++++ Material shown ++++
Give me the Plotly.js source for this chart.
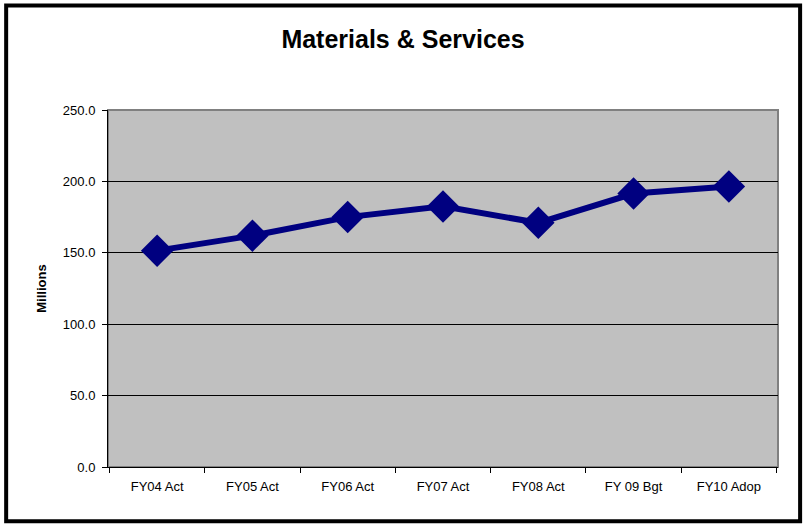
<!DOCTYPE html>
<html>
<head>
<meta charset="utf-8">
<script src="https://cdn.plot.ly/plotly-3.0.1.min.js"></script>
<style>html,body{margin:0;padding:0;background:#fff;}#chart{width:806px;height:527px;}</style>
</head>
<body>
<div id="chart"></div>
<script>
const categories = ["FY04 Act", "FY05 Act", "FY06 Act", "FY07 Act", "FY08 Act", "FY 09 Bgt", "FY10 Adop"];
const values = [151.5, 162, 175, 182.5, 171, 191.5, 196.5];
const yTicks = [0, 50, 100, 150, 200, 250];

const trace = {
  x: categories,
  y: values,
  type: 'scatter',
  mode: 'lines+markers',
  line: {color: '#000080', width: 6},
  marker: {symbol: 'diamond', size: 25, color: '#000080'},
  hoverinfo: 'x+y'
};

const layout = {
  width: 806, height: 527,
  margin: {l: 108, r: 28, t: 110, b: 60},
  paper_bgcolor: '#ffffff',
  plot_bgcolor: '#C0C0C0',
  showlegend: false,
  font: {family: 'Liberation Sans, Arial, sans-serif', color: '#000'},
  title: {text: '<b>Materials & Services</b>', font: {size: 25, color: '#000'}, x: 0.5, xanchor: 'center', y: 0.925, yanchor: 'middle'},
  xaxis: {
    type: 'category',
    showline: true, linecolor: '#000', linewidth: 1,
    ticks: 'outside', ticklen: 5, tickcolor: '#000', tickson: 'boundaries',
    showgrid: false, zeroline: false,
    ticklabelstandoff: 7,
    tickfont: {size: 13}
  },
  yaxis: {
    range: [0, 250], tickvals: yTicks, ticktext: yTicks.map(v => v.toFixed(1)),
    showline: true, linecolor: '#000', linewidth: 1,
    ticks: 'outside', ticklen: 5, tickcolor: '#000',
    showgrid: true, gridcolor: '#000', gridwidth: 1,
    zeroline: false,
    ticklabelstandoff: 4,
    tickfont: {size: 13},
    title: {text: '<b>Millions</b>', font: {size: 13}, standoff: 13}
  },
  shapes: [
    {type: 'rect', xref: 'paper', yref: 'paper', x0: 0, x1: 1, y0: 0, y1: 1,
     line: {color: '#808080', width: 2}, layer: 'below'},
    {type: 'rect', xref: 'paper', yref: 'paper', x0: -0.152, x1: 1.033, y0: -0.152, y1: 1.293,
     line: {color: '#000', width: 4}}
  ]
};

Plotly.newPlot('chart', [trace], layout, {displayModeBar: false, staticPlot: true});
</script>
</body>
</html>
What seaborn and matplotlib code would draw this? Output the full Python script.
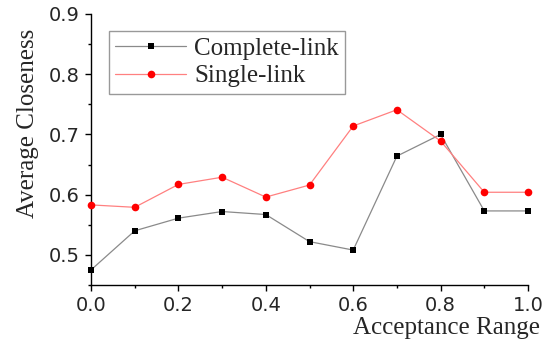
import matplotlib
matplotlib.use("Agg")
import matplotlib.pyplot as plt
import pandas as pd
import seaborn as sns
from matplotlib.ticker import MultipleLocator

sns.set_style("ticks")
plt.rcParams['font.family'] = ['DejaVu Sans']

acceptance = [0.0, 0.1, 0.2, 0.3, 0.4, 0.5, 0.6, 0.7, 0.8, 0.9, 1.0]
complete_link = [0.475, 0.540, 0.561, 0.572, 0.567, 0.522, 0.508, 0.664, 0.700, 0.573, 0.573]
single_link = [0.583, 0.579, 0.617, 0.629, 0.596, 0.616, 0.714, 0.741, 0.689, 0.604, 0.604]

df = pd.DataFrame({'x': acceptance, 'complete': complete_link, 'single': single_link})

fig = plt.figure(figsize=(5.47, 3.43), dpi=100)
ax = fig.add_axes([91 / 547, 1 - 285 / 343, 437 / 547, 271 / 343])

sns.lineplot(data=df, x='x', y='complete', ax=ax, color='#8a8a8a', lw=0.9,
             marker='s', markersize=5, markerfacecolor='black',
             markeredgecolor='black', markeredgewidth=0,
             label='Complete-link', clip_on=False, zorder=3)
sns.lineplot(data=df, x='x', y='single', ax=ax, color='#ff8080', lw=0.9,
             marker='o', markersize=5.5, markerfacecolor='red',
             markeredgecolor='red', markeredgewidth=0,
             label='Single-link', clip_on=False, zorder=3)

ax.set_xlim(0, 1)
ax.set_ylim(0.45, 0.9)
ax.xaxis.set_major_locator(MultipleLocator(0.2))
ax.xaxis.set_minor_locator(MultipleLocator(0.1))
ax.yaxis.set_major_locator(MultipleLocator(0.1))
ax.yaxis.set_minor_locator(MultipleLocator(0.05))
ax.tick_params(which='major', direction='out', length=4, width=1, labelsize=14,
               color='black', pad=4)
ax.tick_params(which='minor', direction='out', length=2.5, width=1, color='black')
ax.set_xticklabels([f'{v:.1f}' for v in ax.get_xticks()])
ax.set_yticklabels([f'{v:.1f}' for v in ax.get_yticks()])

sns.despine(ax=ax)
for s in ['left', 'bottom']:
    ax.spines[s].set_color('black')
    ax.spines[s].set_linewidth(1)

serif = ['Liberation Serif', 'DejaVu Serif']
ax.set_xlabel('Acceptance Range', fontsize=18, family=serif, ha='right')
ax.xaxis.set_label_coords(1.027, -0.117)
ax.set_ylabel('Average Closeness', fontsize=18, family=serif)
ax.yaxis.set_label_coords(-0.12, 0.598)

leg = ax.legend(loc='upper left', bbox_to_anchor=(0.041, 0.937), borderaxespad=0,
                fancybox=False, frameon=True, edgecolor='#808080',
                prop={'family': serif, 'size': 18}, handlelength=2.85,
                handletextpad=0.3, labelspacing=0.2, borderpad=0.25)
leg.get_frame().set_linewidth(1)

fig.savefig('out.png', dpi=100)
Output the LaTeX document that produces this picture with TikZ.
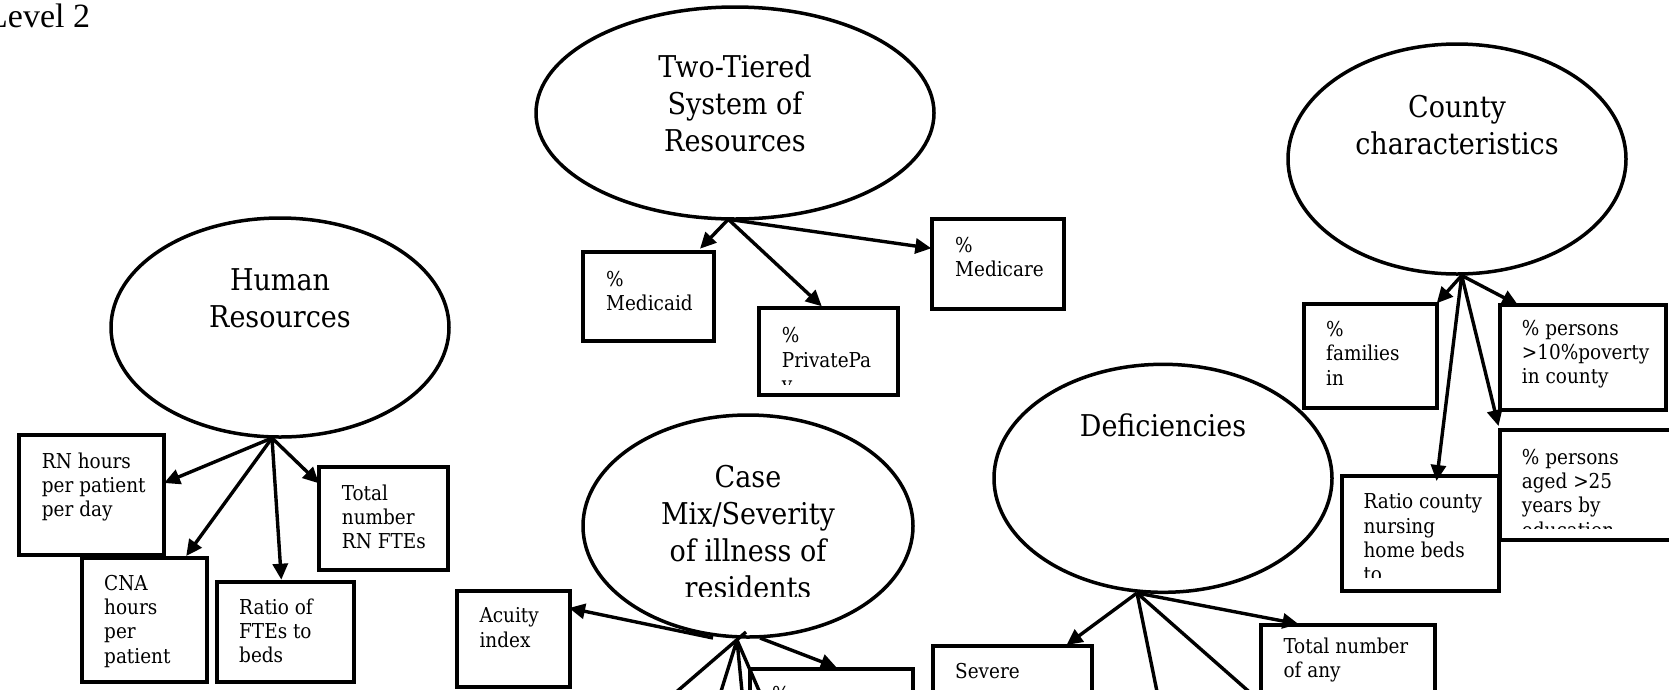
\documentclass[tikz,border=0pt]{standalone}
\usepackage{fontspec}
\setmainfont{DejaVu Serif Condensed}
\newfontfamily\headfont{Liberation Serif}
\usetikzlibrary{arrows.meta,shapes.geometric}
\newcommand{\leftlines}[1]{\begin{tabular}[t]{@{}l@{}}#1\end{tabular}}
\newcommand{\centerlines}[1]{\begin{tabular}[t]{@{}c@{}}#1\end{tabular}}
\begin{document}
\begin{tikzpicture}[x=1pt,y=-1pt,
  concept/.style={draw, ellipse, line width=3.5pt, inner sep=0pt, outer sep=0pt},
  databox/.style={draw, rectangle, line width=4pt, inner sep=0pt, outer sep=0pt, anchor=north west},
  link/.style={line width=3.4pt, -{Triangle[length=16pt,width=15pt]}},
  bare/.style={line width=3.4pt},
  bigtext/.style={inner sep=0pt, anchor=base, font=\fontsize{30}{37}\selectfont},
  smalltext/.style={inner sep=0pt, anchor=base west, font=\fontsize{20.5}{24.4}\selectfont},
  headtext/.style={inner sep=0pt, anchor=base west, font=\headfont\fontsize{34}{40}\selectfont}
]
\useasboundingbox (0,0) rectangle (1669,689);
\clip (0,0) rectangle (1669,689);

% heading
\node[headtext] (level) at (-13,27) {Level 2};

% latent constructs
\node[concept, minimum width=398pt, minimum height=212pt] (tt) at (735,113) {};
\node[concept, minimum width=338pt, minimum height=219pt] (hr) at (280,327.5) {};
\node[concept, minimum width=338pt, minimum height=230pt] (cc) at (1457,159) {};
\node[concept, minimum width=330pt, minimum height=222pt] (cm) at (748,526) {};
\node[concept, minimum width=338pt, minimum height=228pt] (df) at (1163,478.3) {};

\node[bigtext] (tt-t) at (735,77) {\centerlines{Two-Tiered\\System of\\Resources}};
\node[bigtext] (hr-t) at (280,290.7) {\centerlines{Human\\Resources}};
\node[bigtext] (cc-t) at (1457,117) {\centerlines{County\\characteristics}};
\node[bigtext] (df-t) at (1163,436) {Deficiencies};
\begin{scope}
  \clip (580,412) rectangle (916,596.7);
  \node[bigtext] (cm-t) at (748,487.3) {\centerlines{Case\\Mix/Severity\\of illness of\\residents}};
\end{scope}

% indicator boxes
\node[databox, minimum width=145pt, minimum height=120pt] (rn) at (19,435) {};
\node[databox, minimum width=125pt, minimum height=123.7pt] (cna) at (81.7,558) {};
\node[databox, minimum width=137.3pt, minimum height=100pt] (ratio) at (216.7,581.7) {};
\node[databox, minimum width=129pt, minimum height=103.3pt] (totrn) at (319,466.7) {};
\node[databox, minimum width=113.3pt, minimum height=96pt] (acuity) at (456.7,590.7) {};
\node[databox, minimum width=130.7pt, minimum height=89pt] (medicaid) at (583.3,251.7) {};
\node[databox, minimum width=139pt, minimum height=86.7pt] (private) at (759.3,308.3) {};
\node[databox, minimum width=132pt, minimum height=90pt] (medicare) at (932.3,219) {};
\node[databox, minimum width=132.4pt, minimum height=103.6pt] (families) at (1304.3,304.3) {};
\node[databox, minimum width=166pt, minimum height=105pt] (pers1) at (1500,305) {};
\node[databox, minimum width=220pt, minimum height=109.5pt] (pers2) at (1500,430) {};
\node[databox, minimum width=157.6pt, minimum height=114.3pt] (ratioc) at (1341.7,476.4) {};
\node[databox, minimum width=163.2pt, minimum height=100pt] (pct) at (749.5,668.5) {};
\node[databox, minimum width=158.4pt, minimum height=100pt] (severe) at (933.3,646) {};
\node[databox, minimum width=174.3pt, minimum height=100pt] (totany) at (1260.7,625) {};

% box texts
\node[smalltext] (rn-t) at (41.7,468) {\leftlines{RN hours\\per patient\\per day}};
\node[smalltext] (cna-t) at (104,590) {\leftlines{CNA\\hours\\per\\patient}};
\node[smalltext] (ratio-t) at (239,614) {\leftlines{Ratio of\\FTEs to\\beds}};
\node[smalltext] (totrn-t) at (341.7,500) {\leftlines{Total\\number\\RN FTEs}};
\node[smalltext] (acuity-t) at (479.3,622.7) {\leftlines{Acuity\\index}};
\node[smalltext] (medicaid-t) at (606,286) {\leftlines{\%\\Medicaid}};
\begin{scope}
  \clip (760,309) rectangle (898,384);
  \node[smalltext] (private-t) at (781.7,342.7) {\leftlines{\%\\PrivatePa\\y}};
\end{scope}
\node[smalltext] (medicare-t) at (955,252.3) {\leftlines{\%\\Medicare}};
\node[smalltext] (families-t) at (1326,336.4) {\leftlines{\%\\families\\in}};
\node[smalltext] (pers1-t) at (1521.7,335) {\leftlines{\% persons\\>10\%poverty\\in county}};
\begin{scope}
  \clip (1501,431) rectangle (1669,528.5);
  \node[smalltext] (pers2-t) at (1521.7,464) {\leftlines{\% persons\\aged >25\\years by\\education}};
\end{scope}
\begin{scope}
  \clip (1342,477) rectangle (1499,577.5);
  \node[smalltext] (ratioc-t) at (1363.3,508.6) {\leftlines{Ratio county\\nursing\\home beds\\to}};
\end{scope}
\node[smalltext] (pct-t) at (772,701) {\%};
\node[smalltext] (severe-t) at (955,678.3) {Severe};
\node[smalltext] (totany-t) at (1283.3,653.3) {\leftlines{Total number\\of any}};

% fan origins and free ends
\coordinate (hr-o) at (272,438);
\coordinate (tt-o) at (728.3,219.3);
\coordinate (cc-o) at (1461.7,275.5);
\coordinate (df-o) at (1137,593);
\coordinate (cm-a) at (713,638);
\coordinate (cm-b) at (760,638);
\coordinate (cm-c) at (746,632);
\coordinate (cm-o) at (737,640);
\coordinate (cm-e1) at (667,700);
\coordinate (cm-e2) at (718.3,700);
\coordinate (cm-e3) at (742.8,700);
\coordinate (cm-e4) at (763.1,700);
\coordinate (df-e1) at (1158.7,700);
\coordinate (df-e2) at (1258.5,700);

% Human Resources
\draw[link] (hr-o) -- ([yshift=12pt]rn.east);
\draw[link] (hr-o) -- ([xshift=42pt,yshift=2pt]cna.north);
\draw[link] (hr-o) -- ([xshift=-4pt,yshift=2pt]ratio.north);
\draw[link] (hr-o) -- ([yshift=35pt]totrn.west);

% Two-Tiered System of Resources
\draw[link] (tt-o) -- ([xshift=-14pt,yshift=3pt]medicaid.north east);
\draw[link] (tt-o) -- ([xshift=-7pt,yshift=2pt]private.north);
\draw[link] (tt-o) -- ([xshift=-1pt,yshift=15.7pt]medicare.west);

% County characteristics
\draw[link] (cc-o) -- ([yshift=1pt]families.north east);
\draw[link] (cc-o) -- ([xshift=18pt]pers1.north west);
\draw[link] (cc-o) -- ([xshift=-1.5pt,yshift=4pt]pers2.north west);
\draw[link] (cc-o) -- ([xshift=16pt,yshift=-4.6pt]ratioc.north);

% Case Mix / Severity of illness
\draw[link] (cm-a) -- ([xshift=-1pt,yshift=30.7pt]acuity.east);
\draw[link] (cm-b) -- ([xshift=5.6pt,yshift=1pt]pct.north);
\draw[bare] (cm-c) -- (cm-e1);
\draw[bare] (cm-o) -- (cm-e2);
\draw[bare] (cm-o) -- (cm-e3);
\draw[bare] (cm-o) -- (cm-e4);

% Deficiencies
\draw[link] (df-o) -- ([xshift=54pt,yshift=1pt]severe.north);
\draw[link] (df-o) -- ([xshift=37.8pt,yshift=1pt]totany.north west);
\draw[bare] (df-o) -- (df-e1);
\draw[bare] (df-o) -- (df-e2);
\end{tikzpicture}
\end{document}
++++
Which lines include the word "matplotlib"? Copy every one of them.

**Answer to the problem**
What seaborn and matplotlib code would draw this? Output the full Python script.
import matplotlib
matplotlib.use("Agg")
import matplotlib.pyplot as plt
from matplotlib.ticker import MultipleLocator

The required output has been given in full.